Take the Stock Level transaction as an example. Its code is very simple and is reproduced as follows:
CREATE PROC dbo.spStockLevel @w_id int,
SET NOCOUNT ON
DECLARE @o_id_low int,
SELECT @o_id_low = (d_next_o_id - 20),
@o_id_high = (d_next_o_id - 1)
WHERE d_w_id = @w_id
AND d_id = @d_id
FROM stock, order_line
WHERE ol_w_id = @w_id
AND ol_d_id = @d_id
AND ol_o_id BETWEEN @o_id_low AND @o_id_high
AND s_w_id = ol_w_id
AND s_i_id = ol_i_id
AND s_quantity < @threshold
One way to make it do more work is to put the main code segment--with the resultset suppressed--in a while loop. Unfortunately, this does not work out too well. I still see the total CPU usage up against a ceiling and it is still able to use all the processor power. Another approach is to include more index lookups such as the following:
declare @a float
select @a = avg(i_price) from item with(nolock)
where i_id < 15000
This adds a moderate amount of work, but turns out to be more effective. When I add this piece of SELECT statement in each of the two read-only transactions, the benchmark scales well with any number of processors (tested up to 80). Of course, only more tests can tell whether the benchmark modified as such has sufficient predictive and discriminating power to be practically useful.

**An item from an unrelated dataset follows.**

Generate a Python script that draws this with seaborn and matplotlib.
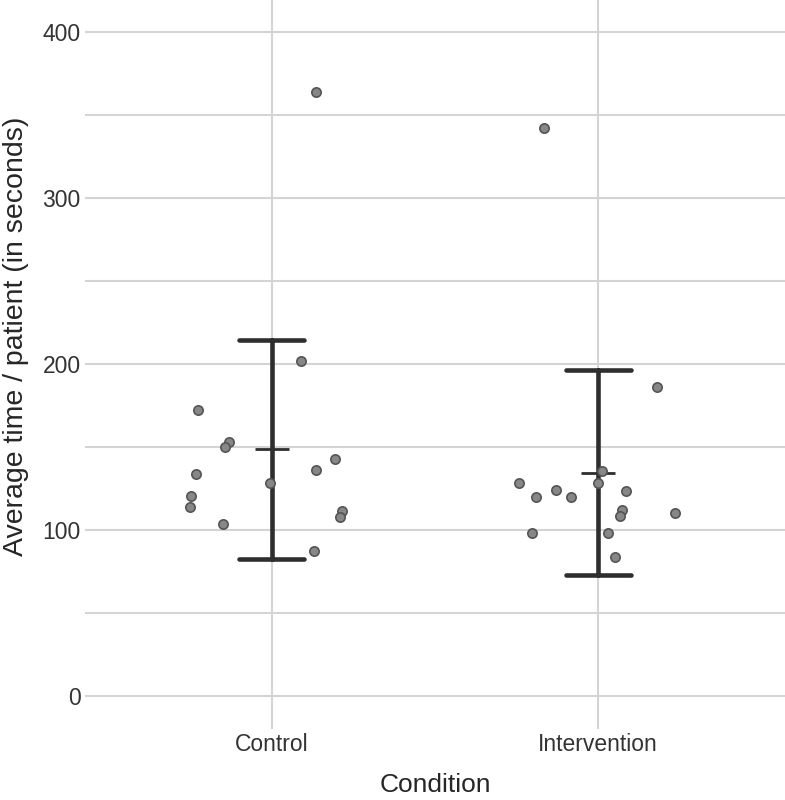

No doubt there are many other ways to salvage this benchmark. But that discussion is not the focus of this post.
This purpose of this post is two fold. One is to leave a reference on one of the tools I use often in collecting empirical data, and that helps the future posts that depend on the tool. Secondly, this serves as a small example to highlight the significant impact of many-core machines on what we do, and there is work ahead for the Microsoft SQL Server team.